Container homes, if done well, can be uplifting. Done badly, they can feel like punishment.
We must choose dignity.
Where Do We Go From Here?
So what should Jamaica do?
The same thing any good designer, engineer, or builder does before committing:
step back, look carefully, ask the right questions, and move deliberately.
If we’re serious about container homes, we need to look at:
Proper certification
Climate-responsive design
Sustainable energy where possible
Serious ventilation and insulation strategies
Suitable elevation in flood-prone or coastal areas
Materials that can stand up to salt air and heat
Layouts that can work for different family types
Accessibility for people with disabilities
Fire safety and emergency access
Reliable water, power, and wastewater systems
Long-term affordability, not just short-term convenience
Not every solution works on every site.
Not every container type fits every community.
But with the right approach, container homes can sit alongside other models as part of a wider housing mix — not as a miracle fix, but as one useful tool in the toolbox.
In the end, a container is just a starting point. What really matters is the thought, care, and respect that go into turning it into a real home.

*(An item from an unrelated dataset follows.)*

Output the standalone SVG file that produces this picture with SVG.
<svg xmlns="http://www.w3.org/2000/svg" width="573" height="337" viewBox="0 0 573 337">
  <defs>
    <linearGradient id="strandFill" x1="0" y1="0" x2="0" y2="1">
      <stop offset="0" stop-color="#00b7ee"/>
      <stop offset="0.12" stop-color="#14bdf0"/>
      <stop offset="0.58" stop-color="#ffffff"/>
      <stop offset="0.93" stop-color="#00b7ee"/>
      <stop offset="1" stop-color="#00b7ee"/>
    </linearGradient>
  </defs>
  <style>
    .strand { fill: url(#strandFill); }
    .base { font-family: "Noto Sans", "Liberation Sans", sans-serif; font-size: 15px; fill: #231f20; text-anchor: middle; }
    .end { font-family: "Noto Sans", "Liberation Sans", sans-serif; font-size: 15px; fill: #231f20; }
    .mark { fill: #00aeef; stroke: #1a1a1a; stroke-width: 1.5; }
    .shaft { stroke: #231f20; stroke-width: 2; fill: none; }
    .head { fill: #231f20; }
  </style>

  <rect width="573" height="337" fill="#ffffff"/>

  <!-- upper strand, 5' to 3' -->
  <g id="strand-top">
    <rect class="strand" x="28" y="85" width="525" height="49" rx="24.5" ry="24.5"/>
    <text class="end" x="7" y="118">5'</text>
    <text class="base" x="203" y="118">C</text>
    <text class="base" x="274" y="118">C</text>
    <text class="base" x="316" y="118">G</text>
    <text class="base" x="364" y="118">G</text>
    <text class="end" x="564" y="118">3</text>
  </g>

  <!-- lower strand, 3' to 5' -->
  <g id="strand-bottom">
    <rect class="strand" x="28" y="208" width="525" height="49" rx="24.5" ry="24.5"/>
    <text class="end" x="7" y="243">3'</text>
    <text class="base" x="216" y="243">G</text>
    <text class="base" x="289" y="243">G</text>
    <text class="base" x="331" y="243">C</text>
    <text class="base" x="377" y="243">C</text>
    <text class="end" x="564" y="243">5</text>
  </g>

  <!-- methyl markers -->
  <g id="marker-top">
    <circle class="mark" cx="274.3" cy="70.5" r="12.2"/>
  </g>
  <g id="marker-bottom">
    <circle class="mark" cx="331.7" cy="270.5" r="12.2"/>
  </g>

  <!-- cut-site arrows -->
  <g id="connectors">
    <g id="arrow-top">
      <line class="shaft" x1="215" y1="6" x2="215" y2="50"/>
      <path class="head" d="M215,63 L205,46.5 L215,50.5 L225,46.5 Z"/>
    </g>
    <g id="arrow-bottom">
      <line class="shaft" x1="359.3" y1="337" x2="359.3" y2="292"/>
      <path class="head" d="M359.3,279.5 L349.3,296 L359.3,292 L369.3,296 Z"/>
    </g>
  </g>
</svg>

If we’re going to do this as a country, then my view is simple:
let’s not just do it fast — let’s do it right.











Disclaimer:
The views expressed in this article are my own professional opinions based on my experience in building, engineering, surveying, and real estate. I am not involved in any Government-led container home programme, and I have not reviewed their official plans, specifications, or decisions. Nothing here should be taken as legal, engineering, or construction advice. Anyone considering a container home should consult certified professionals to assess design, safety, cost, and site-specific requirements. This article is for public discussion and general information only.